Semakin banyaknya jumlah korban meninggal dalam waktu singkat, serta penyebarannya ke berbagai negara tentunya membuat pelaku pasar dibuat semakin cemas dan dapat memperburuk sentimen yang dapat menekan pasar finansial dalam negeri di awal pekan.
Bank sentral AS (Federal Reserve/The Fed) akan mengumumkan kebijakan moneter pada Kamis (30/1/2020) dini hari. Pada akhir tahun 2019 lalu, The Fed menyatakan tidak akan menaikkan suku bunga di tahun ini. Pernyataan tersebut memberi angin segar bagi pasar finansial Indonesia.

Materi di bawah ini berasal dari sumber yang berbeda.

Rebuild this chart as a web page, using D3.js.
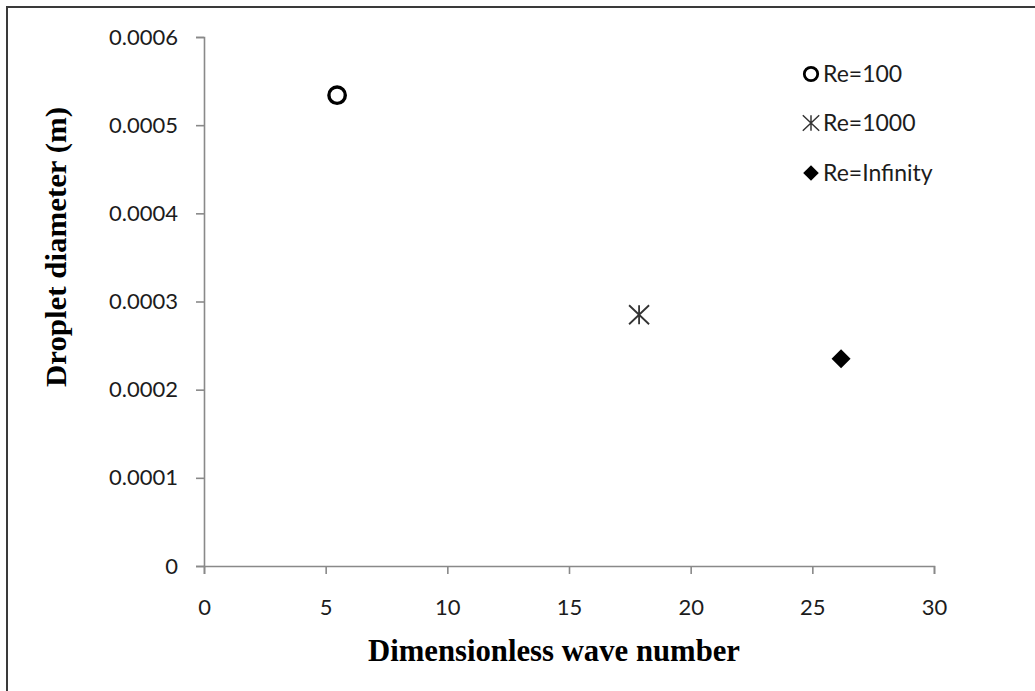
<!DOCTYPE html>
<html>
<head>
<meta charset="utf-8">
<script src="https://cdn.jsdelivr.net/npm/d3@7"></script>
<style>
  html, body { margin: 0; padding: 0; background: #fff; }
  svg { display: block; }
</style>
</head>
<body>
<svg id="chart" width="1035" height="691"></svg>
<script>
// Series: one point per Reynolds number
const seriesNames = ["Re=100", "Re=1000", "Re=Infinity"];
const waveNumbers = [5.47, 17.88, 26.18];
const dropletDiameters = [0.000534, 0.000285, 0.000235];
const markerKinds = ["circle", "star", "diamond"];

// Tick values
const xTicks = [0, 5, 10, 15, 20, 25, 30];
const yTicks = [0, 0.0001, 0.0002, 0.0003, 0.0004, 0.0005, 0.0006];

const svg = d3.select("#chart");
const W = 1035, H = 691;
const plot = { left: 204, right: 934, top: 37, bottom: 566 };

const x = d3.scaleLinear().domain([0, 30]).range([plot.left, plot.right]);
const y = d3.scaleLinear().domain([0, 0.0006]).range([plot.bottom, plot.top]);

const tickFont = "Lato, 'Open Sans', sans-serif";
const axisColor = "#898989";

// Outer frame (left and top edges visible)
svg.append("path")
  .attr("d", `M7,${H} L7,7 L${W},7`)
  .attr("fill", "none")
  .attr("stroke", "#3a3a3a")
  .attr("stroke-width", 2);

// Y axis
const yAxis = svg.append("g")
  .attr("transform", `translate(${plot.left},0)`)
  .call(d3.axisLeft(y).tickValues(yTicks).tickSize(8).tickPadding(18)
    .tickFormat(d => d === 0 ? "0" : d3.format(".4f")(d)));

// X axis
const xAxis = svg.append("g")
  .attr("transform", `translate(0,${plot.bottom})`)
  .call(d3.axisBottom(x).tickValues(xTicks).tickSize(8).tickPadding(25)
    .tickFormat(d3.format("d")));

[yAxis, xAxis].forEach(g => {
  g.select(".domain").attr("stroke", axisColor).attr("stroke-width", 1.6);
  g.selectAll(".tick line").attr("stroke", axisColor).attr("stroke-width", 1.6);
  g.selectAll(".tick text")
    .attr("fill", "#1c1c1c")
    .style("font-family", tickFont)
    .style("font-size", "22px");
});

// Axis titles
svg.append("text")
  .attr("x", 554).attr("y", 661)
  .attr("text-anchor", "middle")
  .attr("textLength", 372).attr("lengthAdjust", "spacingAndGlyphs")
  .style("font-family", "'Liberation Serif', 'Times New Roman', serif")
  .style("font-weight", "bold")
  .style("font-size", "31px")
  .attr("fill", "#000")
  .text("Dimensionless wave number");

svg.append("text")
  .attr("transform", "translate(66,247) rotate(-90)")
  .attr("text-anchor", "middle")
  .attr("textLength", 280).attr("lengthAdjust", "spacingAndGlyphs")
  .style("font-family", "'Liberation Serif', 'Times New Roman', serif")
  .style("font-weight", "bold")
  .style("font-size", "30px")
  .attr("fill", "#000")
  .text("Droplet diameter (m)");

// Marker drawing
function drawMarker(g, kind, s) {
  if (kind === "circle") {
    g.append("circle").attr("r", 8.2 * s)
      .attr("fill", "none").attr("stroke", "#000").attr("stroke-width", 3.4 * s);
  } else if (kind === "star") {
    const a = 10 * s;
    const b = 9.5 * s;
    g.append("path")
      .attr("d", `M${-a},${-b}L${a},${b}M${-a},${b}L${a},${-b}M0,${-b}L0,${b}`)
      .attr("stroke", "#333").attr("stroke-width", 1.8 * s).attr("fill", "none");
  } else {
    const d = 9.5 * s;
    g.append("path")
      .attr("d", `M0,${-d}L${d},0L0,${d}L${-d},0Z`)
      .attr("fill", "#000");
  }
}

// Data points
waveNumbers.forEach((xv, i) => {
  const g = svg.append("g")
    .attr("transform", `translate(${x(xv)},${y(dropletDiameters[i])})`);
  drawMarker(g, markerKinds[i], 1);
});

// Legend
const legendRows = [74, 123, 173];
seriesNames.forEach((name, i) => {
  const g = svg.append("g").attr("transform", `translate(811,${legendRows[i]})`);
  drawMarker(g, markerKinds[i], 0.82);
  g.append("text")
    .attr("x", 12).attr("y", 8)
    .style("font-family", tickFont)
    .style("font-size", "23px")
    .attr("fill", "#1c1c1c")
    .text(name);
});
</script>
</body>
</html>
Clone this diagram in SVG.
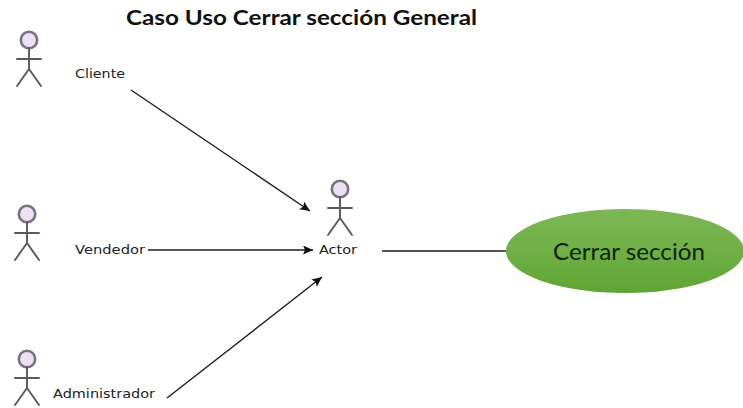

Jika Ketua The Fed, Jerome Powell, kembali menegaskan sikap tersebut atau bahkan memberikan sinyal suku bunga akan kembali diturunkan, pasar dalam negeri akan kembali ceria. Indeks Harga Saham Gabungan, rupiah, hingga obligasi berpeluang ke zona hijau.
Selain itu, data-data ekonomi dari ekstenal akan mempengaruhi sentimen pelaku pasar.
AS akan melaporkan data pembacaan pertama pertumbuhan ekomomi kuartal IV-2019 pada Kamis pekan depan. Hasil survei polling Reuters menunjukkan, ekonomi Paman Sam diprediksi tumbuh 2,1% secara kuartalan yang disetahunkan, sama dengan pertumbuhan kuartal sebelumnya.
Kemudian China merilis data purchasing managers' index (PMI) manufaktur dan jasa di hari Jumat.
Sektor manufaktur China sudah menunjukkan ekspansi dua bulan beruntun, sementara sektor jasa memang sedang menunjukkan ekspansi yang berkelanjutan.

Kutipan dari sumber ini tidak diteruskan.